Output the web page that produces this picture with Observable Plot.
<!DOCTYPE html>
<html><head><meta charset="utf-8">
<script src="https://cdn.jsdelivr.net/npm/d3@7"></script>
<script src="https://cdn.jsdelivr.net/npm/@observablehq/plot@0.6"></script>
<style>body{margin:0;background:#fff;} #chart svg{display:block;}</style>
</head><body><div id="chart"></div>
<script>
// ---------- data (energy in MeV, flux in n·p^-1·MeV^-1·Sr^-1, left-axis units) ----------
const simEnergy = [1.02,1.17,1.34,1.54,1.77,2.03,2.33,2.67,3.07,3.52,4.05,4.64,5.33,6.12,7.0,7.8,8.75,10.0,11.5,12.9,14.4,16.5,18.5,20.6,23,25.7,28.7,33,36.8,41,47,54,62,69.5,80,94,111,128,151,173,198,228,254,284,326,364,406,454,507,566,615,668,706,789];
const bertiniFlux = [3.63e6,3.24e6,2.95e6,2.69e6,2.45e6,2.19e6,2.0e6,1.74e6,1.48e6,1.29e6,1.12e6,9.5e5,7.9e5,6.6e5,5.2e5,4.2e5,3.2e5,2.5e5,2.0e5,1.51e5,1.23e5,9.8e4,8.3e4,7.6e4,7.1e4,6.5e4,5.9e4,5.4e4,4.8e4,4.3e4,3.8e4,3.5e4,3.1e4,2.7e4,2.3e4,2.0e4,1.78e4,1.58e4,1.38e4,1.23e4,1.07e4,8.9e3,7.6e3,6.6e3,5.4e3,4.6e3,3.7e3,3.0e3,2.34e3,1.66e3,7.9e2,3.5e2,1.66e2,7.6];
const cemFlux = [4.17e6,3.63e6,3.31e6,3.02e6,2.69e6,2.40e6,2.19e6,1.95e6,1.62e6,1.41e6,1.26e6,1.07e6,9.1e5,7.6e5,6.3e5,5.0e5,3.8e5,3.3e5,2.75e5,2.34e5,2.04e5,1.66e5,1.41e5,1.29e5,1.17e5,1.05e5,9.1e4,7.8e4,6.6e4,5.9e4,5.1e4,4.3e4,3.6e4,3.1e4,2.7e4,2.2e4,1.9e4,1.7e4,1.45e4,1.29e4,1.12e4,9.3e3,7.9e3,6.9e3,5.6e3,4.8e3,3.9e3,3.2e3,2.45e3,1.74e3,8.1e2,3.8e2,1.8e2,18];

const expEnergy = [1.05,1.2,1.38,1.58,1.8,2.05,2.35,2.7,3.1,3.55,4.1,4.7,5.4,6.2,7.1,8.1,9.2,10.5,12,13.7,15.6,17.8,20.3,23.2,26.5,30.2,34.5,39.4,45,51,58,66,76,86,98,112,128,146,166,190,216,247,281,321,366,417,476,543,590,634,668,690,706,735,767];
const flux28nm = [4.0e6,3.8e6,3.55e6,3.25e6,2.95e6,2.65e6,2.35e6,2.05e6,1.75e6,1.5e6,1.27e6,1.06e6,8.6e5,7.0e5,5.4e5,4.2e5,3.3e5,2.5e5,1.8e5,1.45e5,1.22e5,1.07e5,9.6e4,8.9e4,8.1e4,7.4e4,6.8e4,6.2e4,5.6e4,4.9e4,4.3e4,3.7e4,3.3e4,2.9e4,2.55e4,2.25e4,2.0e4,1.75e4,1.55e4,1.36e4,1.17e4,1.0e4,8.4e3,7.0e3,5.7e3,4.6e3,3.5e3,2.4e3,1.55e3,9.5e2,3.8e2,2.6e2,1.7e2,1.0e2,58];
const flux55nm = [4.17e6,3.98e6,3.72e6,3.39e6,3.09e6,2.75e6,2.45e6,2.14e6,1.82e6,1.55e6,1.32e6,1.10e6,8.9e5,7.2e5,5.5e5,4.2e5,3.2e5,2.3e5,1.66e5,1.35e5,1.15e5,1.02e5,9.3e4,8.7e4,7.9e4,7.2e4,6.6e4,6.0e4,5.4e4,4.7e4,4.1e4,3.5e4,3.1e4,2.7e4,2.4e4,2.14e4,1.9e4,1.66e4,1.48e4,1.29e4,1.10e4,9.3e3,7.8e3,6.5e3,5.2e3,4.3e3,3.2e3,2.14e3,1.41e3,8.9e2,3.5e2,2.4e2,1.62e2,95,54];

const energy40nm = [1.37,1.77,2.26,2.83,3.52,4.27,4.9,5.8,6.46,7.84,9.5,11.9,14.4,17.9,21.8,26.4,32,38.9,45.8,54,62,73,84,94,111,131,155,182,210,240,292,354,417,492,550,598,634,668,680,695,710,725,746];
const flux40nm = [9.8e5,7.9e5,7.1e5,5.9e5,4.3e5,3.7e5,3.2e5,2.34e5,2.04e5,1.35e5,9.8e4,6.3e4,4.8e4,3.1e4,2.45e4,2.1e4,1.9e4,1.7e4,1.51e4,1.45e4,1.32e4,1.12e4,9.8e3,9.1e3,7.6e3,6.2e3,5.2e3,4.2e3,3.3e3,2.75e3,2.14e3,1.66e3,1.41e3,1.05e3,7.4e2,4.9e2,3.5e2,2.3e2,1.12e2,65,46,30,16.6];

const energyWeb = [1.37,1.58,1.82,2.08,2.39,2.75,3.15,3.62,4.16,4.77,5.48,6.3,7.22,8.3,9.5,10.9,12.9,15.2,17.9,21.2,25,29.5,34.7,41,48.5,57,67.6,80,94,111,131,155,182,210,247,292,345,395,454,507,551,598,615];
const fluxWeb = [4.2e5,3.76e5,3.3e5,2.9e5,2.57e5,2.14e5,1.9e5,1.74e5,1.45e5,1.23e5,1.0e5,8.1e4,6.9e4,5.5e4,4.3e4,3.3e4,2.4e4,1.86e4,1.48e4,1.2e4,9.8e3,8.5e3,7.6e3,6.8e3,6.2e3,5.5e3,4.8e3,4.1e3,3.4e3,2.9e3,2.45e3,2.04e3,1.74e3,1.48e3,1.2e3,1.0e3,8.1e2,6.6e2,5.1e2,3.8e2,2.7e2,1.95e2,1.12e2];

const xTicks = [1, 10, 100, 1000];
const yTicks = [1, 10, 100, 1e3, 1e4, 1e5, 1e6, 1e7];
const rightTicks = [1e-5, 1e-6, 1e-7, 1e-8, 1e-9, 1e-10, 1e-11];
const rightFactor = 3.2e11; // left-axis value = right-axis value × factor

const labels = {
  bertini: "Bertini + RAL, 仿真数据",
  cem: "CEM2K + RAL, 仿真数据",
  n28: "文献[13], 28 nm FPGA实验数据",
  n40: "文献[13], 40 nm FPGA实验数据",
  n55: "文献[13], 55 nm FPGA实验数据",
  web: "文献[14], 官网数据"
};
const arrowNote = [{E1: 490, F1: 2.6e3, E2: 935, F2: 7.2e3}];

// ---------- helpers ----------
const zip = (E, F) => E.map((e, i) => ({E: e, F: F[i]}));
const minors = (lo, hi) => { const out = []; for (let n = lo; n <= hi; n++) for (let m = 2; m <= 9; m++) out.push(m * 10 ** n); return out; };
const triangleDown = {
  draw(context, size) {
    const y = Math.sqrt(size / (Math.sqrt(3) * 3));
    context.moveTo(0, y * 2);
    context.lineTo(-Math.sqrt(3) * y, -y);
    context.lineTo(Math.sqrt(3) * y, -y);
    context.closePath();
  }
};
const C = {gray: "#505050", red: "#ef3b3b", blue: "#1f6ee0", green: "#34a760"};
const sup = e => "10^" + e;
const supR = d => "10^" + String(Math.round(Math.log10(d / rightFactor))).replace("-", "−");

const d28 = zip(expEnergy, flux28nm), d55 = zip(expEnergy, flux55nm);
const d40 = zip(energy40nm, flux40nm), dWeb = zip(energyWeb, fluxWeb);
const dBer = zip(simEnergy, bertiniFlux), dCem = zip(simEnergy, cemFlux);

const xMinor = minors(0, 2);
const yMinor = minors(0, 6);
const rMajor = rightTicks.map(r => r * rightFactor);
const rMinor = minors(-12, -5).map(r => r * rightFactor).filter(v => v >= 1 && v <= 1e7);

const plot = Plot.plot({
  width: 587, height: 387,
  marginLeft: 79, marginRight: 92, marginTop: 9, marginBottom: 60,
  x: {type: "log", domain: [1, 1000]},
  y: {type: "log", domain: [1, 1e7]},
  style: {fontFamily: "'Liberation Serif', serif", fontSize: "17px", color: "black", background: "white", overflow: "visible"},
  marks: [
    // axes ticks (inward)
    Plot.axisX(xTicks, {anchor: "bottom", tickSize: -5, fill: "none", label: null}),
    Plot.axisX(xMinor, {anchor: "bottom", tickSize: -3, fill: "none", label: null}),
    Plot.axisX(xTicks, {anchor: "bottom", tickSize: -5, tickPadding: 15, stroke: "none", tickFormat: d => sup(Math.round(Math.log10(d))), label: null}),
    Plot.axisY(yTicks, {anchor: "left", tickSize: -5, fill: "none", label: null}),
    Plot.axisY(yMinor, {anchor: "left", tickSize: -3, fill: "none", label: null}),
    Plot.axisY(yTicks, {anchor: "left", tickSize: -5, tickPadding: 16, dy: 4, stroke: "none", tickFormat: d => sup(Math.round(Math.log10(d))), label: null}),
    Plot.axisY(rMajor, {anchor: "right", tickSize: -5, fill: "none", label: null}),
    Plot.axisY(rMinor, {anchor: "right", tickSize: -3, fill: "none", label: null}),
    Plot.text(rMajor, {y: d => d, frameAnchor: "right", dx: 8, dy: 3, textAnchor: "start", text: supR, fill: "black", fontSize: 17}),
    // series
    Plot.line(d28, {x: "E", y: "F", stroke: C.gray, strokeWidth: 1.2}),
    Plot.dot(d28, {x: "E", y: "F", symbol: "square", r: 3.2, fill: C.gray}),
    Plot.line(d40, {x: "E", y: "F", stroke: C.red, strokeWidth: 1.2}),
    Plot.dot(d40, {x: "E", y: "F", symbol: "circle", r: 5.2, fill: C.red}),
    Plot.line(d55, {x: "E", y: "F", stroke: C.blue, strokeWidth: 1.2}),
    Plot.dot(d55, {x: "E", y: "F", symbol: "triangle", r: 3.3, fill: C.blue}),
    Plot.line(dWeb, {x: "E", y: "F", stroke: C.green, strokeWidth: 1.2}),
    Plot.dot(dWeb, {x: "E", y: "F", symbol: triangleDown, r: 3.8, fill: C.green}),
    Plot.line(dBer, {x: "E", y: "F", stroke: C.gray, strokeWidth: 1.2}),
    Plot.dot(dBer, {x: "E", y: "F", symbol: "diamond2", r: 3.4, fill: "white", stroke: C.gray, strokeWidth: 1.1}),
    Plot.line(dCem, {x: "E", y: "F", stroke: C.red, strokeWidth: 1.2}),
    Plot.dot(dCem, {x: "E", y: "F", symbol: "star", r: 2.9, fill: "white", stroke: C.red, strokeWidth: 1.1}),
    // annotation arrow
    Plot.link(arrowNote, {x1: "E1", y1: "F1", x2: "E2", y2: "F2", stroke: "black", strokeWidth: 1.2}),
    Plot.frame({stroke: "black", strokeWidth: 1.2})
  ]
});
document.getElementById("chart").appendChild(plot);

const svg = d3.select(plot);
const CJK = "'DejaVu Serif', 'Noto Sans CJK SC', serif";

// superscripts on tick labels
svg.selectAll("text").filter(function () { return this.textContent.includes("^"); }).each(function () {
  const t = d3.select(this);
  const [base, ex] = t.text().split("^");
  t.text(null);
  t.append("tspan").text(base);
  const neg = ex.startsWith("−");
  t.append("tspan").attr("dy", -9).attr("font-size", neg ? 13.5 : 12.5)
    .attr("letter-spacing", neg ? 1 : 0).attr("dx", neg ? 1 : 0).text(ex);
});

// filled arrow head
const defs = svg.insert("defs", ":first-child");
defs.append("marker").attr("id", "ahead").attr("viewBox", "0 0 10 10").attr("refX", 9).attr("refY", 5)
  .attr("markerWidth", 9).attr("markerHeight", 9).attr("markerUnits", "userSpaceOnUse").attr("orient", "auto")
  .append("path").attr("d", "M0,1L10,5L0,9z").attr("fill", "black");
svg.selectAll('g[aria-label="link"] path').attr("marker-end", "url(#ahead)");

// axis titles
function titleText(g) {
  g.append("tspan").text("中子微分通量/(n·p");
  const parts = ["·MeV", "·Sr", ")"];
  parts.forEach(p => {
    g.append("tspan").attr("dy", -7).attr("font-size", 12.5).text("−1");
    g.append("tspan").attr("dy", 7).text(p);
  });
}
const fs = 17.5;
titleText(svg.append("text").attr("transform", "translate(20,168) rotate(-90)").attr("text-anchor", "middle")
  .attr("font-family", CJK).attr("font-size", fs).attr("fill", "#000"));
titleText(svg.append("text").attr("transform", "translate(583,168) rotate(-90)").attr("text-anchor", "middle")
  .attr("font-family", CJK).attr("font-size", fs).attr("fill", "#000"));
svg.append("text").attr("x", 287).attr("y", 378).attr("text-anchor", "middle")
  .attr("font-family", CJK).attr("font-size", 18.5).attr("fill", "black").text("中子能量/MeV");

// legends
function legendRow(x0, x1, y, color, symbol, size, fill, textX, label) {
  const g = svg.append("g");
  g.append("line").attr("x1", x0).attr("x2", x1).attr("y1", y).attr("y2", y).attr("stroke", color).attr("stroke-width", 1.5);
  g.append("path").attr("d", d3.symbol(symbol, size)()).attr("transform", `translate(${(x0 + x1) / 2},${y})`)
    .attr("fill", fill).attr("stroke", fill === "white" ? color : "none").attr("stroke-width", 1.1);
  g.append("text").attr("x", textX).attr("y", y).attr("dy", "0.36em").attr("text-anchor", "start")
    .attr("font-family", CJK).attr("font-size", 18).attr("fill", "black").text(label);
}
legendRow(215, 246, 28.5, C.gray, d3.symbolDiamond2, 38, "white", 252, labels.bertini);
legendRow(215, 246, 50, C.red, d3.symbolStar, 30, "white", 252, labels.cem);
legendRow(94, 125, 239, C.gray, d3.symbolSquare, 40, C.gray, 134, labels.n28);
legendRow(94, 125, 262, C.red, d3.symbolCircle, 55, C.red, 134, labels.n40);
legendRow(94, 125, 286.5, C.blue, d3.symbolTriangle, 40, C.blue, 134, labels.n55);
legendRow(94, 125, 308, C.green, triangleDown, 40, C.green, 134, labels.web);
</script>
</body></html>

---

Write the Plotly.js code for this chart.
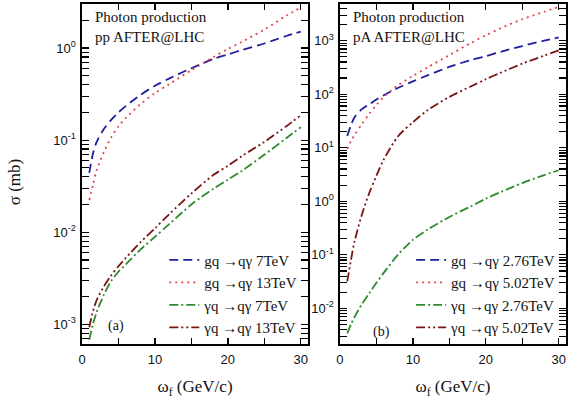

### [What the task asks]
Find each line that has the word "chart", then copy it out.

### [Response to the exercise]
<style>body{margin:0;background:#fff;} #chart svg{display:block;}</style>
</head><body><div id="chart"></div>
document.getElementById("chart").appendChild(plot);
Write the Plotly.js code for this chart.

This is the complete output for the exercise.